D’altro canto uno studente al termine degli studi superiori non ha un impiego, non ha mai presentato una dichiarazione dei redditi, il suo estratto conto non é significativo. Potrebbe essere orfano di entrambe i genitori e non avere alcuna proprietà salvo qualcuno che lo supporta. Ma non per questo si può dire che questi voglia lasciare il Paese per non farvi più ritorno.

Se la prova é data solo dagli elementi di cui sopra, la norma potrebbe essere una vuota previsione, perché lo studente potrebbe al contrario avere molti beni immobili e una famiglia, ma avere seria intenzione di voler vivere e lavorare in USA. Perché allora una previsione ex post così rigida?
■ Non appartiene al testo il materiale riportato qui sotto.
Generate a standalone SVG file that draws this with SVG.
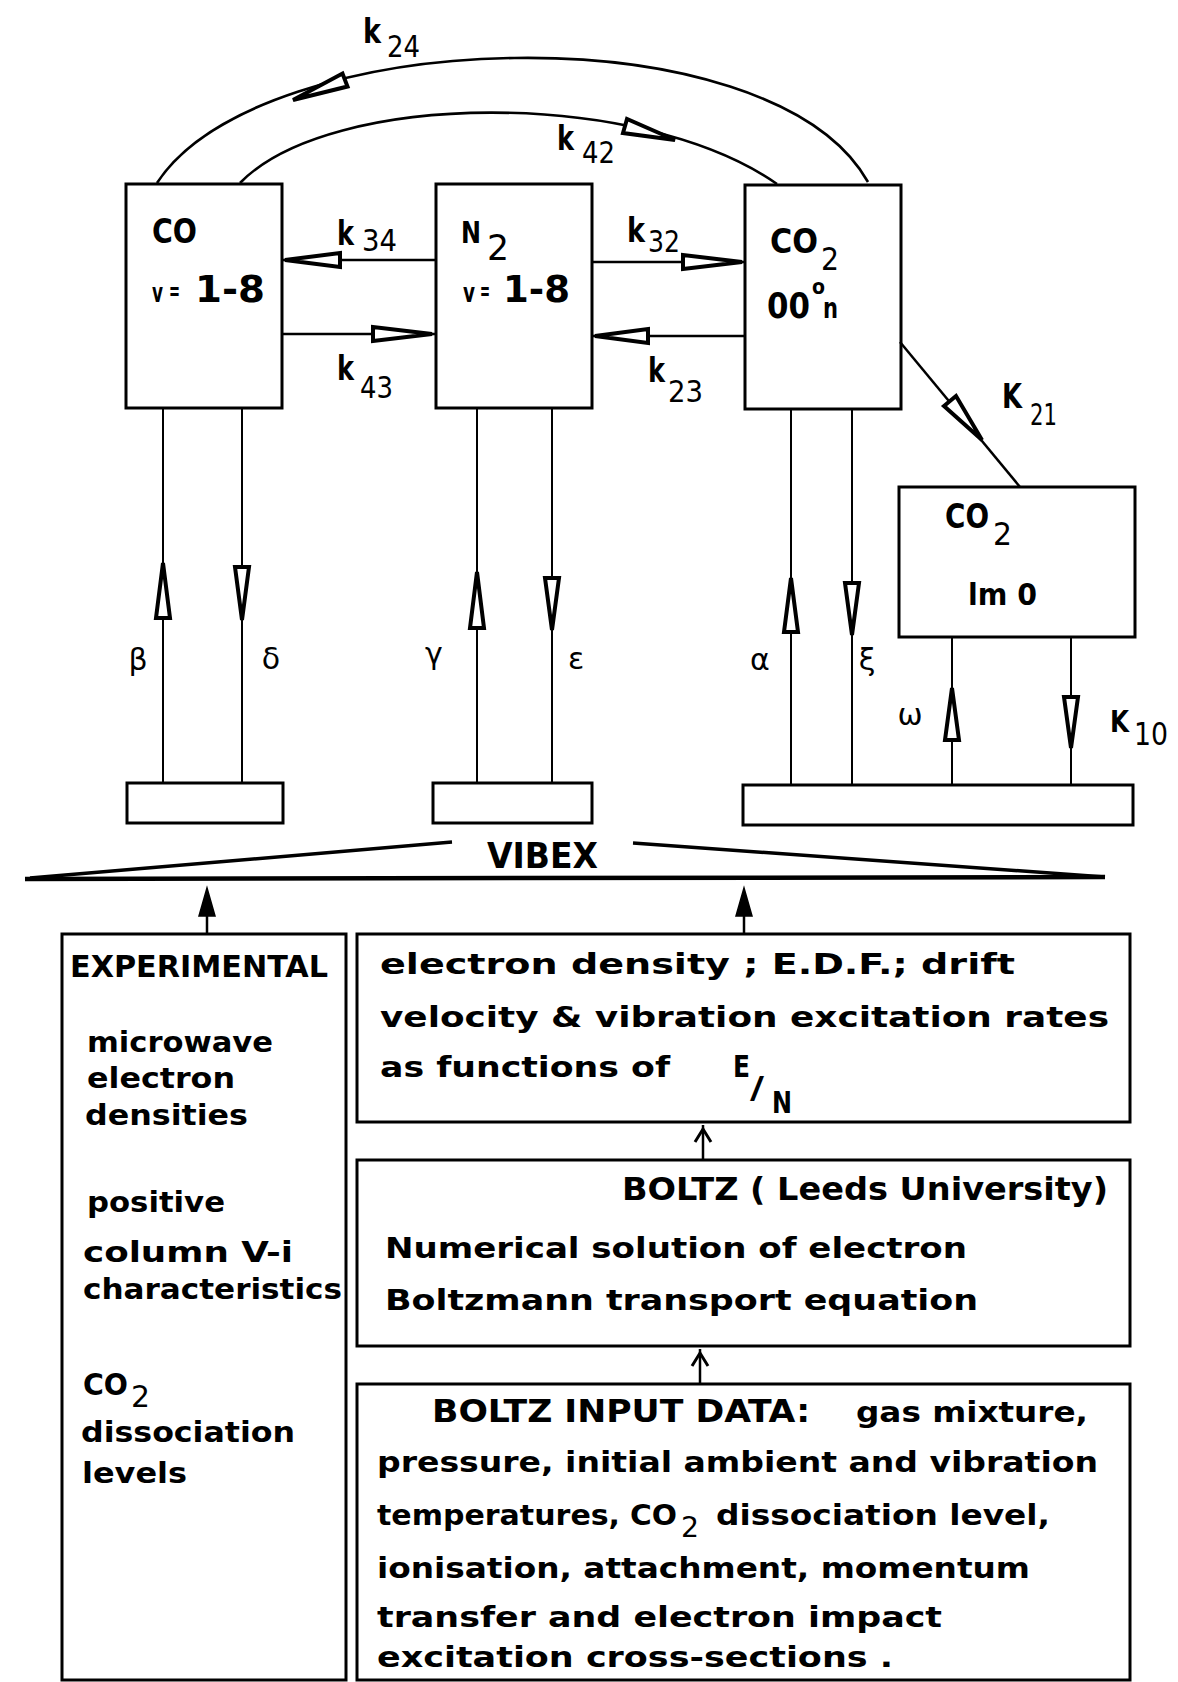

Nell’assenza di normativa al riguardo, ho ritenuto opportuno redigere una lettera di referenza,
rivedendo nel giovane le mie passate aspettative. Ne ho rilevato la diretta e pregressa conoscenza della famiglia per questioni ereditarie, la possidenza di beni immobili, e dei congrui mezzi economici oltre che la meritevolezza del ragazzo, orfano di padre ma legato al proprio fratello ed alla madre che ripone speranze nella scelta del proprio figlio anche quale atto di elevazione sociale. Una lettera di buon senso che unita a quella, pur non vincolante, di altro professionista che lo vorrà con se al termine degli studi, ha fatto si che la pratica fosse vista in un’ottica diversa. Quella giusta.

Ora il mio cliente é in America e comincerà il corso. Auguro a questi le migliori fortune in un Paese che rispetto, nonostante l’apparente formalismo, che é invero manifestazione di serietà e concretezza in un campo sempre attuale nel panorama mondiale.

APPROFONDIMENTI
Normativa di riferimento richiamata dal Tar Lazio:
– art. 5 del trattato di Schengen, ratificato dall’Italia con la legge n. 388/93, poi confermato
dall’art. 5, comma 1, lettera c), Reg. CE n. 562/06;
– art. 4, comma 3, d. lgs. n. 286/98;
– art. 5, comma 6, D.P.R. n. 394/99;
– Codice Comunitario dei visti, istituito con il Reg. CE del 13.07.2009, n. 810/2009;
– decisione della Commissione C(2010) 1620 del 19.03.2010 che istituisce il “Manuale per il
trattamento delle domande di visto e la modifica dei visti già rilasciati”, a sua volta modificato
con la decisione di esecuzione C(2011) 5501 del 04.08.2011;
– decreto del Ministero degli Affari Esteri del 11/05/2001, recante la definizione delle tipologie
dei visti d’ingresso e dei requisiti per il loro ottenimento.